Elkind’s views on adolescent cognitive development Elkind was a scholar who expounded further the theory by Piaget. His views are seen as the views of Piaget. People may say that there is duplication of work but this is not the case. Elkind view concentrated on the social life of the young adolescent as they change from being children to becoming young adults. He observed that at this stage, many changes occur in both the body and mind of an adolescent. They start to become sexually active, they start to reason on their own, and the youngsters are now able to solve problem on their own systematically. Additionally, the scholar has continued to say that it is at this stage of early adolescences, they start to think on their own.

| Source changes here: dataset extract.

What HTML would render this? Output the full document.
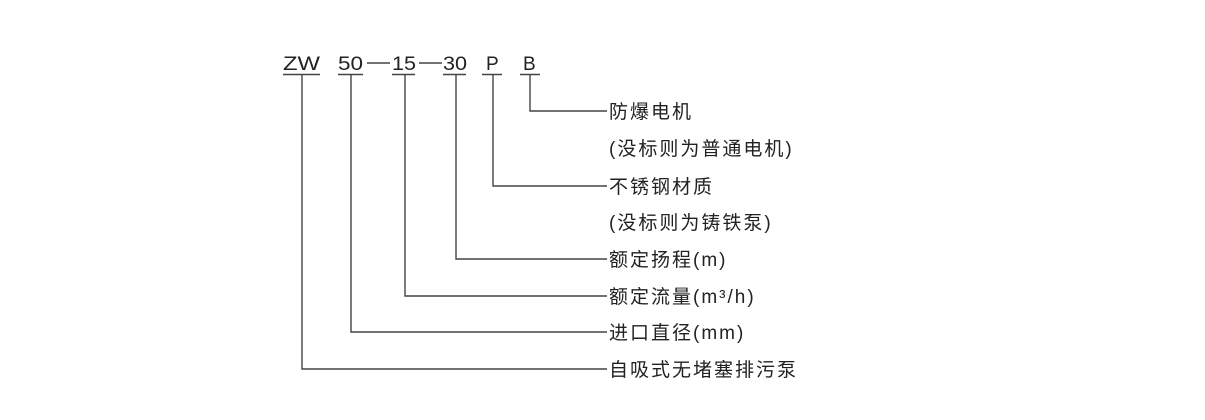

Moreover, the adolescents start to gain the ability to think of what the other are thinking (Rice & Dolgin, 2005). In his views, he came up with egocentrism. This can be defined as the ability to start thinking of yourself. This is where the thoughts of others are separated from the thoughts of your own. The adolescents will start to think of their appearance in front of the other people despite them being not there (Rice & Dolgin, 2005). When we compare the behavior of children, they really do not care of how the other children think about them in terms of there social life. On the other hand, when they grow to become adolescent or young adults they are very cautious of how the rest of the people think about them. They usually start to form imaginary people around them.
Additionally, it is at this stage that the young adolescents start to think about themselves alone. They only think that they are the only ones who have feelings. Egocentrism is usually taken as the negative change in the thinking of the young adults. This is because the young adults start to become consumed in there own world. They are selfish and they do not care about what the others are feeling.
They only care about how they look in front of the other people. Therefore, Elkind views concentrated on the social life of the adolescent. They concentrated on how he thinks towards other people and themselves. References Rice, F. P., & Dolgin, K. G. (2005).
The adolescent: development, relationships and culture. Boston, MA: Allyn & Bacon.